**AIM:**
Using the data below, copy every line that contains the word "matplotlib".

**DATASET ROWS:**
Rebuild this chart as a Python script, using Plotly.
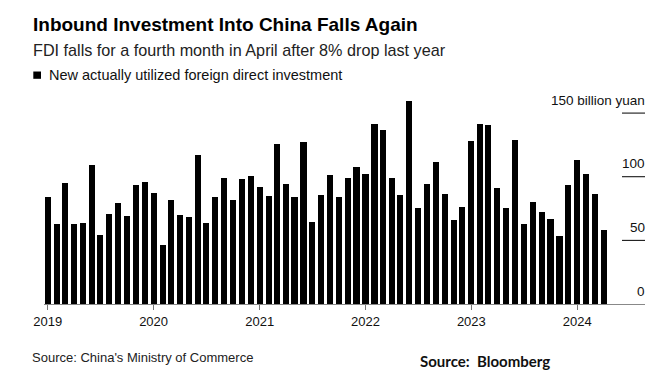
==
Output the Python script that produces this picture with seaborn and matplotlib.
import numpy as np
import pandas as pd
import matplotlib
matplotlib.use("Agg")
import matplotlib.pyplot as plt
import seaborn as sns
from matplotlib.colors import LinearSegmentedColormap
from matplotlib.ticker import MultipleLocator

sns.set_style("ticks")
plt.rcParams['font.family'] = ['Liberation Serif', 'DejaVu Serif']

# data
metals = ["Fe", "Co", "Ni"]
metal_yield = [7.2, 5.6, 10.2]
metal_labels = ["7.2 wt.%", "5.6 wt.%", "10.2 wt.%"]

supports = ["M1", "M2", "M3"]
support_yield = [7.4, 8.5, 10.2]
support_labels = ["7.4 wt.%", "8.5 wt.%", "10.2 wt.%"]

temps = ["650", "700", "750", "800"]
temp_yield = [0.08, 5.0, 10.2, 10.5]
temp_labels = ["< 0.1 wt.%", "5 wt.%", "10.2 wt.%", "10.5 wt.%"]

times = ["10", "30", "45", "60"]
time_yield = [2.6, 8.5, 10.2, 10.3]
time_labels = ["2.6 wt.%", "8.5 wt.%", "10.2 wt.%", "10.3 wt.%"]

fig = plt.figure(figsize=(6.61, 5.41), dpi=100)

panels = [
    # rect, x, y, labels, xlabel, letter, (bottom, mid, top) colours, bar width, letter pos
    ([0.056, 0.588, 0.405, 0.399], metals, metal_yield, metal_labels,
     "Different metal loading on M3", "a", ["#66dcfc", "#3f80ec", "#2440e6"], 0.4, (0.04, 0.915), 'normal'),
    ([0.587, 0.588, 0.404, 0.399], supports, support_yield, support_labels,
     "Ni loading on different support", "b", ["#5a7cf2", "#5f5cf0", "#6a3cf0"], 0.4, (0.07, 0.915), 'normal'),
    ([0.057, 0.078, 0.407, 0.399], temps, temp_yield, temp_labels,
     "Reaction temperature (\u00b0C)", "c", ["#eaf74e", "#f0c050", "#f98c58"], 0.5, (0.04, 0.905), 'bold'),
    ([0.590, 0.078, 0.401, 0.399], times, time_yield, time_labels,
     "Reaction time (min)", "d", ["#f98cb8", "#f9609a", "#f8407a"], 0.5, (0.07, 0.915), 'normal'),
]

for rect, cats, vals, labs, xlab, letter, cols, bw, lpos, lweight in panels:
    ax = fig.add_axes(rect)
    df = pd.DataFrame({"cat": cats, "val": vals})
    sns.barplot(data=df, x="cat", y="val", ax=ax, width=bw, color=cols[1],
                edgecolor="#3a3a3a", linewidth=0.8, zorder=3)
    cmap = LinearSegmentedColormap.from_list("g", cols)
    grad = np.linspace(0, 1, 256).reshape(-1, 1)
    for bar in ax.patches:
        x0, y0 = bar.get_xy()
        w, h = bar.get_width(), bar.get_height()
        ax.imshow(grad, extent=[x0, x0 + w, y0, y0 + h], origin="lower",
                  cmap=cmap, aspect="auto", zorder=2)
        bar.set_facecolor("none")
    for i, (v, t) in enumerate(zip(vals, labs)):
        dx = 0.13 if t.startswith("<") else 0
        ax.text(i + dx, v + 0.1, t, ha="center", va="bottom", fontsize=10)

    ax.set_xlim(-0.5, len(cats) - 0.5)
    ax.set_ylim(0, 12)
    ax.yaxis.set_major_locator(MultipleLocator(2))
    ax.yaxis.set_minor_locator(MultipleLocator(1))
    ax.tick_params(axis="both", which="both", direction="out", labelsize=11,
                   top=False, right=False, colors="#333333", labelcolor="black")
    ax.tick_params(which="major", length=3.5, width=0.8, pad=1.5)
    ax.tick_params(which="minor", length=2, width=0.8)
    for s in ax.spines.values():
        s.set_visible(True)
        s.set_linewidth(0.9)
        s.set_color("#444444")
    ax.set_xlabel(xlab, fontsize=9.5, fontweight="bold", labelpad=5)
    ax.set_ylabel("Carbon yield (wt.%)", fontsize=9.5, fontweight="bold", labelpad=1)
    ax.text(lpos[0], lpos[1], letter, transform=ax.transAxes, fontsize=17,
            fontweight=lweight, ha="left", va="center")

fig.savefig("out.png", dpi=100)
---
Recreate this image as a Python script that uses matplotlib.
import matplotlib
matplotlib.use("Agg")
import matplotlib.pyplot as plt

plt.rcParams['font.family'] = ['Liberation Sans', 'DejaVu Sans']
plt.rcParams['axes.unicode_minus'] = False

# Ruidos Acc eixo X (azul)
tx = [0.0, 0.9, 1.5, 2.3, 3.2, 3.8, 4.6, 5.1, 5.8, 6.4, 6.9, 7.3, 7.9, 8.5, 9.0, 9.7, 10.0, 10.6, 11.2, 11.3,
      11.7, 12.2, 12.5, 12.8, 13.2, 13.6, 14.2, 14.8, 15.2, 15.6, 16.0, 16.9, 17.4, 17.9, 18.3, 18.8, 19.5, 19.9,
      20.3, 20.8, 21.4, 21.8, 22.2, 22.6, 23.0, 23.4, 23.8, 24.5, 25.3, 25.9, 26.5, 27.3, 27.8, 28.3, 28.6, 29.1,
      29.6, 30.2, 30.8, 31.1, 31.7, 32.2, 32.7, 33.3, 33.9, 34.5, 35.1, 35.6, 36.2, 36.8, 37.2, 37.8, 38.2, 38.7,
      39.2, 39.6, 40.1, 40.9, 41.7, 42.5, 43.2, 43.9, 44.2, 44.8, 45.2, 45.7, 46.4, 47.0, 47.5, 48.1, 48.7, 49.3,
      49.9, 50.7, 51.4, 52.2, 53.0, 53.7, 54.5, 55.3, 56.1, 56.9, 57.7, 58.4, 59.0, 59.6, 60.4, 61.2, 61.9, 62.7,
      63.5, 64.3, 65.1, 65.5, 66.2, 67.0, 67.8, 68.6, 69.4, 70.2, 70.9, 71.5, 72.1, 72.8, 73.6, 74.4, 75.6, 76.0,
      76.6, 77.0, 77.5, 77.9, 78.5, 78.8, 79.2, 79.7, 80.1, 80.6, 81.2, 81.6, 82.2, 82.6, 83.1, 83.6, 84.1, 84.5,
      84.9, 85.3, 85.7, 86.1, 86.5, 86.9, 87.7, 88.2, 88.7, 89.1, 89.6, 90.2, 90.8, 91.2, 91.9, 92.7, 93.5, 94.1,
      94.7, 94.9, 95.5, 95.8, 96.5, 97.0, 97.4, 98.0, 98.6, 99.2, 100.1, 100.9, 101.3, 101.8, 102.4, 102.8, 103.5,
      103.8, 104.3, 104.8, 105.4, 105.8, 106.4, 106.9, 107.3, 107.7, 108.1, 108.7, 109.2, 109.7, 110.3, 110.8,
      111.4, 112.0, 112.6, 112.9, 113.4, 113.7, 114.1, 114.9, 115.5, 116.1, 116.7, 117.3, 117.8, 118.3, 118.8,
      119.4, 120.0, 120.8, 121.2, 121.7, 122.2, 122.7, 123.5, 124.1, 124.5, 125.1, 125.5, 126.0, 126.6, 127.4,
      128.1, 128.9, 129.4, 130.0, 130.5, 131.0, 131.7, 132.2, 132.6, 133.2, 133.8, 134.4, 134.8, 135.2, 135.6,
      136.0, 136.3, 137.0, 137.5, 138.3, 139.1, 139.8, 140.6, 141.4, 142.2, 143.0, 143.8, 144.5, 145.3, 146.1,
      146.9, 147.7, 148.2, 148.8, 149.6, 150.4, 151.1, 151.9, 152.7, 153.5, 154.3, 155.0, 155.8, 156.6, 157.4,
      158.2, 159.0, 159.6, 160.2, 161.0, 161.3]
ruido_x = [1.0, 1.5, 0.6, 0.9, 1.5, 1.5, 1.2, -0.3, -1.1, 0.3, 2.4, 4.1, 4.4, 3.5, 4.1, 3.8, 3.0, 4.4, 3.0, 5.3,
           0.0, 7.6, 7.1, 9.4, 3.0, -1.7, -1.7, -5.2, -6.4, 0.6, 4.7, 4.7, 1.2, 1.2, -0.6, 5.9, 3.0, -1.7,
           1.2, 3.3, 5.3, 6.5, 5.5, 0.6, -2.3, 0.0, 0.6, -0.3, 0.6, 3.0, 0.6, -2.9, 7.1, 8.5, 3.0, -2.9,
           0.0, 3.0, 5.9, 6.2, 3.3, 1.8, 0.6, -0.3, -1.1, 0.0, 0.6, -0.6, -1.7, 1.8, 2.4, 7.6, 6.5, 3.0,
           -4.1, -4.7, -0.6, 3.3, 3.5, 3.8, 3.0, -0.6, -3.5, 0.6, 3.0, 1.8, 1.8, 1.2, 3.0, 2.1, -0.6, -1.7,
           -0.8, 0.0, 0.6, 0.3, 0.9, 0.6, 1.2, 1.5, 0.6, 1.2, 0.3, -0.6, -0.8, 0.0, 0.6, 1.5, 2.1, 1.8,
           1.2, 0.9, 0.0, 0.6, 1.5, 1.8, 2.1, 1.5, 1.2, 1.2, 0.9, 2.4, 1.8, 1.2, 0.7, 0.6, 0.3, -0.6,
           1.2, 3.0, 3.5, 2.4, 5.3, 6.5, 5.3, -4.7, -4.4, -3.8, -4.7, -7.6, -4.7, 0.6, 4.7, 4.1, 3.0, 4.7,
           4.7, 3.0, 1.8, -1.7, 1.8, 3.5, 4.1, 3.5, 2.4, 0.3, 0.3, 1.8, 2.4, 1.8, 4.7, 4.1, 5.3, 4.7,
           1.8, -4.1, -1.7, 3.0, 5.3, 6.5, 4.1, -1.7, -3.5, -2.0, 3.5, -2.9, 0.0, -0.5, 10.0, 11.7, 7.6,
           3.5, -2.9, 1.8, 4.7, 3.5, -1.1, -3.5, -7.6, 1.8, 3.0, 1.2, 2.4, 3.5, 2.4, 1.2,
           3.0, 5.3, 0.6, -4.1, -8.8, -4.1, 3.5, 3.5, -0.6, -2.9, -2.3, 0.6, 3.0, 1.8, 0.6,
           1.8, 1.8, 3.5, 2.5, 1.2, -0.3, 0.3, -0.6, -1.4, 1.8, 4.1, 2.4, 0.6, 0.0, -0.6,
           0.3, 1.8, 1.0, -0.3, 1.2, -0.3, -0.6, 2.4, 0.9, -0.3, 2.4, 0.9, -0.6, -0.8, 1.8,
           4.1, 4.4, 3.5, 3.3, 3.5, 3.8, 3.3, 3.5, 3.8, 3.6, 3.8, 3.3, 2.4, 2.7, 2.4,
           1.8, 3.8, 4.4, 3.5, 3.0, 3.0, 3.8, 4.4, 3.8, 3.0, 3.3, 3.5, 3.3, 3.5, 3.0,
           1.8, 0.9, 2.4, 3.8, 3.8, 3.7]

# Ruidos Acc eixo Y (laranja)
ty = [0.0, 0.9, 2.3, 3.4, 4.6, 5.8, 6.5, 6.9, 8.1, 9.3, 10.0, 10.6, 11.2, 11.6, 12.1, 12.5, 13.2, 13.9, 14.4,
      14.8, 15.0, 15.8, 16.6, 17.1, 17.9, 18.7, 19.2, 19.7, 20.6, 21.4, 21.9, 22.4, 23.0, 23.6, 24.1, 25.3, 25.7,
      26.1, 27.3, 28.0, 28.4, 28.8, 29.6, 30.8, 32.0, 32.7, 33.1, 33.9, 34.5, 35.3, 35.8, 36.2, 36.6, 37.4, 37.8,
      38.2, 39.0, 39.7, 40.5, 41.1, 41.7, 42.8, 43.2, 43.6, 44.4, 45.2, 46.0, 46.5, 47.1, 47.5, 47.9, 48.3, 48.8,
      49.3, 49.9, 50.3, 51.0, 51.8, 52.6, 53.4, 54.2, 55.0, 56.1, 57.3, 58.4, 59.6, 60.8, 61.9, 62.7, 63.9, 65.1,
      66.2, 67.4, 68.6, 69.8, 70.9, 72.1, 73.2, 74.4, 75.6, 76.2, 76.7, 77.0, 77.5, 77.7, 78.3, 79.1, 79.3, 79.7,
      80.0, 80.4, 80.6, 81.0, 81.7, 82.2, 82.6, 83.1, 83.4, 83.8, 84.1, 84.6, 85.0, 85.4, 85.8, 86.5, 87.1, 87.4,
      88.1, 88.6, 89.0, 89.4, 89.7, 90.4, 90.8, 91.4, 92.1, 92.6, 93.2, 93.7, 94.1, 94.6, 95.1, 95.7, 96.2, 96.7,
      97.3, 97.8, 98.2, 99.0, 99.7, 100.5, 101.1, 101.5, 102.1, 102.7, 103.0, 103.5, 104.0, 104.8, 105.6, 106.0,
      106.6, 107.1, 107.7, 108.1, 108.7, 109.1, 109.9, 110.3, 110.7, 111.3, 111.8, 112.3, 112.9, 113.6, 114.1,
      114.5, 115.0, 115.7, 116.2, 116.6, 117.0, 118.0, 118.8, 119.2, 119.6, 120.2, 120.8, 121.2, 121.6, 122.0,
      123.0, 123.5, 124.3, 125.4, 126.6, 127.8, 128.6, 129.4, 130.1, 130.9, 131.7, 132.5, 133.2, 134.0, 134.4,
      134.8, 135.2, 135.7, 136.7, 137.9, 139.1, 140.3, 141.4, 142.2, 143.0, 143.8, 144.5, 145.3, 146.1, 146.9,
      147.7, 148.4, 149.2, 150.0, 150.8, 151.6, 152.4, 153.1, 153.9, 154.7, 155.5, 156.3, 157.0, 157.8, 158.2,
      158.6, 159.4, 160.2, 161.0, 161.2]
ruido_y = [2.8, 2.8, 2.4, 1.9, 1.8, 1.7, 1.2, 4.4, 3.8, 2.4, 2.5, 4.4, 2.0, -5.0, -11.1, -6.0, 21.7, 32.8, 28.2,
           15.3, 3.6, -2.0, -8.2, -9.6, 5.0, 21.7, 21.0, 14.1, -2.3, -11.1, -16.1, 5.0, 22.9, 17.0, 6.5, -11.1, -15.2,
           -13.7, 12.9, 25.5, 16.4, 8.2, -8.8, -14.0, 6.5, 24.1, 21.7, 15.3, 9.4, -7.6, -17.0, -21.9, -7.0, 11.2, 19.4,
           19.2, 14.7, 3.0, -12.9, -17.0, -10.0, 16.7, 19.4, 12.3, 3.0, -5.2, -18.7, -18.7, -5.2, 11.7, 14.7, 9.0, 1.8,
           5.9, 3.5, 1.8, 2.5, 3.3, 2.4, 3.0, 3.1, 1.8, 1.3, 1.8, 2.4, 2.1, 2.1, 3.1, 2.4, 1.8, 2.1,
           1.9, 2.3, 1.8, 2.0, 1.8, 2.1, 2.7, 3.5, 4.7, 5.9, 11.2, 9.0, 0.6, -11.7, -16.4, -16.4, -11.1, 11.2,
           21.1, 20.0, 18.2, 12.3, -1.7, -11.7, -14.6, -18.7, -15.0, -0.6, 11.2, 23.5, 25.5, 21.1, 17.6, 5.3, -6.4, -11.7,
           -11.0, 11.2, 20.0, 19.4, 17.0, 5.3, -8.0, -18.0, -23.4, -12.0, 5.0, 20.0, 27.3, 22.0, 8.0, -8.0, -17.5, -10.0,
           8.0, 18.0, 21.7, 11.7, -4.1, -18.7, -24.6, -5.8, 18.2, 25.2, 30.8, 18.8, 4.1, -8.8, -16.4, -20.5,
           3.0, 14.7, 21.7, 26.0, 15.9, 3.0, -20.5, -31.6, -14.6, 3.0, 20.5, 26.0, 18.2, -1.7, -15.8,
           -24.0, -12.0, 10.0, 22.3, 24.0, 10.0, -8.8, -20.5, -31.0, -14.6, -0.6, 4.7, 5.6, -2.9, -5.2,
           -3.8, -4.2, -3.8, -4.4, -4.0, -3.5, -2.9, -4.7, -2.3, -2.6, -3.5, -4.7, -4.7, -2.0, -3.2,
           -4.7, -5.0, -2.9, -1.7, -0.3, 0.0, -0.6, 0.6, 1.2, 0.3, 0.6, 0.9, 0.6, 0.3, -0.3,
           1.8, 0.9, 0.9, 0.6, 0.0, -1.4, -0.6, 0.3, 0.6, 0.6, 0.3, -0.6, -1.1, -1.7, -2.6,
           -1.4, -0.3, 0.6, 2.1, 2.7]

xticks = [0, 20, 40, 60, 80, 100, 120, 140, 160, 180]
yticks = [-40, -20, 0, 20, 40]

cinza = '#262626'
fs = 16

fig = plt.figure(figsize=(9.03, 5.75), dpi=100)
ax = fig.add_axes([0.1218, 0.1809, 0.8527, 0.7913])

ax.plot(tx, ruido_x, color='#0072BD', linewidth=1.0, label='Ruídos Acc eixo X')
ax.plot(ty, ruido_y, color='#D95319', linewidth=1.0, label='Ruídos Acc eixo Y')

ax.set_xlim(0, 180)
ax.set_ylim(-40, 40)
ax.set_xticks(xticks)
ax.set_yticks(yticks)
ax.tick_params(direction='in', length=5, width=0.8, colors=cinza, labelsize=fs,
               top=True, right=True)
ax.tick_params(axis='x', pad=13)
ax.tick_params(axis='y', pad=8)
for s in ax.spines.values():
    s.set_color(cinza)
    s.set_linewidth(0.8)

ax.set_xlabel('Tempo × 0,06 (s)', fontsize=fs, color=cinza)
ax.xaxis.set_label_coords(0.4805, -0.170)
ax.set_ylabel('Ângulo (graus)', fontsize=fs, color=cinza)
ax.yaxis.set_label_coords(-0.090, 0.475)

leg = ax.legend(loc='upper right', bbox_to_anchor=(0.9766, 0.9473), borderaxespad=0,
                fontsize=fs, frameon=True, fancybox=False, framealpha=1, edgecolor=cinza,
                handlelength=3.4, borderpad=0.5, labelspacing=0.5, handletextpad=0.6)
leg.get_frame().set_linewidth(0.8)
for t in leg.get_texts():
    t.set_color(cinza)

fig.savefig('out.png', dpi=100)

**OUTPUT FOR THIS EXERCISE:**
Output the Python script that produces this picture with seaborn and matplotlib.
import matplotlib
matplotlib.use("Agg")
import matplotlib.pyplot as plt
from matplotlib.colors import LinearSegmentedColormap
from matplotlib.ticker import MultipleLocator
Recreate this image as a Python script that uses matplotlib.
import matplotlib
matplotlib.use("Agg")
import matplotlib.pyplot as plt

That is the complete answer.